| WHAT THE EXERCISE ASKS |
Copy the data that follows exactly. Include no pictures.

# # # # #

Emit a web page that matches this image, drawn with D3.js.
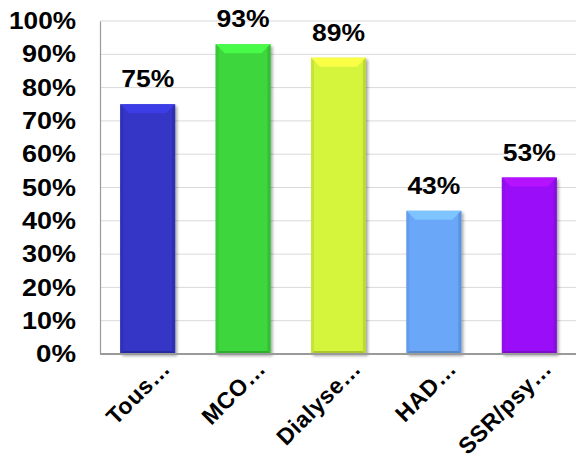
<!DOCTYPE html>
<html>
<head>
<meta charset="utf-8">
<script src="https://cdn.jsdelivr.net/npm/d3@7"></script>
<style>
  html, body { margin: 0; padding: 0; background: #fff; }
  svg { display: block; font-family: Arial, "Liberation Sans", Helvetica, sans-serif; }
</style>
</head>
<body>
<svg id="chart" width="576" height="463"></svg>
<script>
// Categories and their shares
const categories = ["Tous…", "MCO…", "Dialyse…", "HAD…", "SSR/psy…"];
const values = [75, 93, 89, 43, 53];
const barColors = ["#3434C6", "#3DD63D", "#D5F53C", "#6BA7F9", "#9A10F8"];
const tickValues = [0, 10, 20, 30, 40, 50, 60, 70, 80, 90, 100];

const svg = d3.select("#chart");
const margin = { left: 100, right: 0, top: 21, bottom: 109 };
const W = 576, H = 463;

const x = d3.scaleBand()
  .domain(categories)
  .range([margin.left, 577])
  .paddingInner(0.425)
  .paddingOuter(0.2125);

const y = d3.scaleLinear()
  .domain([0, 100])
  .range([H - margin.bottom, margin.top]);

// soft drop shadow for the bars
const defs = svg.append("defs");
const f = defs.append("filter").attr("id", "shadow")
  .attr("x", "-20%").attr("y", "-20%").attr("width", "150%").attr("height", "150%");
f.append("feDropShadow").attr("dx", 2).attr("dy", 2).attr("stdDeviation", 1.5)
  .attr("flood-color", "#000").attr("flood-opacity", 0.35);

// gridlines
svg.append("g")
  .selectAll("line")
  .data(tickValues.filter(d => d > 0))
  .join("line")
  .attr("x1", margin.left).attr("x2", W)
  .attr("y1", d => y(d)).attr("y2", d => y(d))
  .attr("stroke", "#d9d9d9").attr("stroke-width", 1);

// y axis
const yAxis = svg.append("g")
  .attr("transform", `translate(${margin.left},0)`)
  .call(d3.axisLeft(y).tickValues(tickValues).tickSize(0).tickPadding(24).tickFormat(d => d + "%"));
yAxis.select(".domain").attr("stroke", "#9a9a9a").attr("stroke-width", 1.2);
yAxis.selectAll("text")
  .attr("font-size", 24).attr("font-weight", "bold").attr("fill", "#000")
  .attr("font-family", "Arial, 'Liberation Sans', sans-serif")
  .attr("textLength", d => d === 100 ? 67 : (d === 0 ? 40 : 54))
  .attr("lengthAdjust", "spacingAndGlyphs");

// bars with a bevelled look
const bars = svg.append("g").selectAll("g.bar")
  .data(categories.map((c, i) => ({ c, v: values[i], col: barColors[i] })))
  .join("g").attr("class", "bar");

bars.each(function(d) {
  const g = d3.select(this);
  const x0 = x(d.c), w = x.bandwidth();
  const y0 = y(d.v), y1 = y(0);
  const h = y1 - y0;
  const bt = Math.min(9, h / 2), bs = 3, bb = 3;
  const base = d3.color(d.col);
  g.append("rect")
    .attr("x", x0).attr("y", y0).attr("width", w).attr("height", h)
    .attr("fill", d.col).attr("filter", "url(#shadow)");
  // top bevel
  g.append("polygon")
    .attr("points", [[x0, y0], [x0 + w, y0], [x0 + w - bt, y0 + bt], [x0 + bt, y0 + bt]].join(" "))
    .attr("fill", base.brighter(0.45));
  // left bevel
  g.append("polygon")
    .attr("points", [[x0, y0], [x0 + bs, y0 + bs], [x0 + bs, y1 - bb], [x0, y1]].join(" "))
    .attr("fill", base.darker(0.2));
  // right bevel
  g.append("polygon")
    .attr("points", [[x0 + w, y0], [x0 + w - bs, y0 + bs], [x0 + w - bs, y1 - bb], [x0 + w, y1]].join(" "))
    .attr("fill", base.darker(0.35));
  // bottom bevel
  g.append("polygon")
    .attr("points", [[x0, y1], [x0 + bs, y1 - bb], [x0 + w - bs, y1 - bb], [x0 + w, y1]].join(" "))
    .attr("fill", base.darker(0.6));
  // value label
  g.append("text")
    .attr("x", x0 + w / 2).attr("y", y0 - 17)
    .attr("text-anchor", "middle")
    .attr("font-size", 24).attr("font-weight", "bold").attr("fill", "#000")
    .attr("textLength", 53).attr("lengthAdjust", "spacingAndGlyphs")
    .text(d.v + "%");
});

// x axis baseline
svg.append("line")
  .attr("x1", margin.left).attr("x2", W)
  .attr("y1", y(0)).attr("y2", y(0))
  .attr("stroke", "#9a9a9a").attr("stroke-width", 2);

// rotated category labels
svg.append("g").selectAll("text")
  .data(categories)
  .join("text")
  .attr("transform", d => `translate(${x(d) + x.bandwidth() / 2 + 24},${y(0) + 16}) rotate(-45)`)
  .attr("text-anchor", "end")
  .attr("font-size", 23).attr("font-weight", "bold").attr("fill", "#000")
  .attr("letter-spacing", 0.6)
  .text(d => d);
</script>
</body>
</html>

# # # # #

| FINISHED ANSWER |
Emit a web page that matches this image, drawn with D3.js.
<!DOCTYPE html>
<html>
<head>
<meta charset="utf-8">
<script src="https://cdn.jsdelivr.net/npm/d3@7"></script>
<style>
  html, body { margin: 0; padding: 0; background: #fff; }
  svg { display: block; font-family: Arial, "Liberation Sans", Helvetica, sans-serif; }
</style>
</head>
<body>
<svg id="chart" width="576" height="463"></svg>
<script>
// Categories and their shares
const categories = ["Tous…", "MCO…", "Dialyse…", "HAD…", "SSR/psy…"];
const values = [75, 93, 89, 43, 53];
const barColors = ["#3434C6", "#3DD63D", "#D5F53C", "#6BA7F9", "#9A10F8"];
const tickValues = [0, 10, 20, 30, 40, 50, 60, 70, 80, 90, 100];

const svg = d3.select("#chart");
const margin = { left: 100, right: 0, top: 21, bottom: 109 };
const W = 576, H = 463;

const x = d3.scaleBand()
  .domain(categories)
  .range([margin.left, 577])
  .paddingInner(0.425)
  .paddingOuter(0.2125);

const y = d3.scaleLinear()
  .domain([0, 100])
  .range([H - margin.bottom, margin.top]);

// soft drop shadow for the bars
const defs = svg.append("defs");
const f = defs.append("filter").attr("id", "shadow")
  .attr("x", "-20%").attr("y", "-20%").attr("width", "150%").attr("height", "150%");
f.append("feDropShadow").attr("dx", 2).attr("dy", 2).attr("stdDeviation", 1.5)
  .attr("flood-color", "#000").attr("flood-opacity", 0.35);

// gridlines
svg.append("g")
  .selectAll("line")
  .data(tickValues.filter(d => d > 0))
  .join("line")
  .attr("x1", margin.left).attr("x2", W)
  .attr("y1", d => y(d)).attr("y2", d => y(d))
  .attr("stroke", "#d9d9d9").attr("stroke-width", 1);

// y axis
const yAxis = svg.append("g")
  .attr("transform", `translate(${margin.left},0)`)
  .call(d3.axisLeft(y).tickValues(tickValues).tickSize(0).tickPadding(24).tickFormat(d => d + "%"));
yAxis.select(".domain").attr("stroke", "#9a9a9a").attr("stroke-width", 1.2);
yAxis.selectAll("text")
  .attr("font-size", 24).attr("font-weight", "bold").attr("fill", "#000")
  .attr("font-family", "Arial, 'Liberation Sans', sans-serif")
  .attr("textLength", d => d === 100 ? 67 : (d === 0 ? 40 : 54))
  .attr("lengthAdjust", "spacingAndGlyphs");

// bars with a bevelled look
const bars = svg.append("g").selectAll("g.bar")
  .data(categories.map((c, i) => ({ c, v: values[i], col: barColors[i] })))
  .join("g").attr("class", "bar");

bars.each(function(d) {
  const g = d3.select(this);
  const x0 = x(d.c), w = x.bandwidth();
  const y0 = y(d.v), y1 = y(0);
  const h = y1 - y0;
  const bt = Math.min(9, h / 2), bs = 3, bb = 3;
  const base = d3.color(d.col);
  g.append("rect")
    .attr("x", x0).attr("y", y0).attr("width", w).attr("height", h)
    .attr("fill", d.col).attr("filter", "url(#shadow)");
  // top bevel
  g.append("polygon")
    .attr("points", [[x0, y0], [x0 + w, y0], [x0 + w - bt, y0 + bt], [x0 + bt, y0 + bt]].join(" "))
    .attr("fill", base.brighter(0.45));
  // left bevel
  g.append("polygon")
    .attr("points", [[x0, y0], [x0 + bs, y0 + bs], [x0 + bs, y1 - bb], [x0, y1]].join(" "))
    .attr("fill", base.darker(0.2));
  // right bevel
  g.append("polygon")
    .attr("points", [[x0 + w, y0], [x0 + w - bs, y0 + bs], [x0 + w - bs, y1 - bb], [x0 + w, y1]].join(" "))
    .attr("fill", base.darker(0.35));
  // bottom bevel
  g.append("polygon")
    .attr("points", [[x0, y1], [x0 + bs, y1 - bb], [x0 + w - bs, y1 - bb], [x0 + w, y1]].join(" "))
    .attr("fill", base.darker(0.6));
  // value label
  g.append("text")
    .attr("x", x0 + w / 2).attr("y", y0 - 17)
    .attr("text-anchor", "middle")
    .attr("font-size", 24).attr("font-weight", "bold").attr("fill", "#000")
    .attr("textLength", 53).attr("lengthAdjust", "spacingAndGlyphs")
    .text(d.v + "%");
});

// x axis baseline
svg.append("line")
  .attr("x1", margin.left).attr("x2", W)
  .attr("y1", y(0)).attr("y2", y(0))
  .attr("stroke", "#9a9a9a").attr("stroke-width", 2);

// rotated category labels
svg.append("g").selectAll("text")
  .data(categories)
  .join("text")
  .attr("transform", d => `translate(${x(d) + x.bandwidth() / 2 + 24},${y(0) + 16}) rotate(-45)`)
  .attr("text-anchor", "end")
  .attr("font-size", 23).attr("font-weight", "bold").attr("fill", "#000")
  .attr("letter-spacing", 0.6)
  .text(d => d);
</script>
</body>
</html>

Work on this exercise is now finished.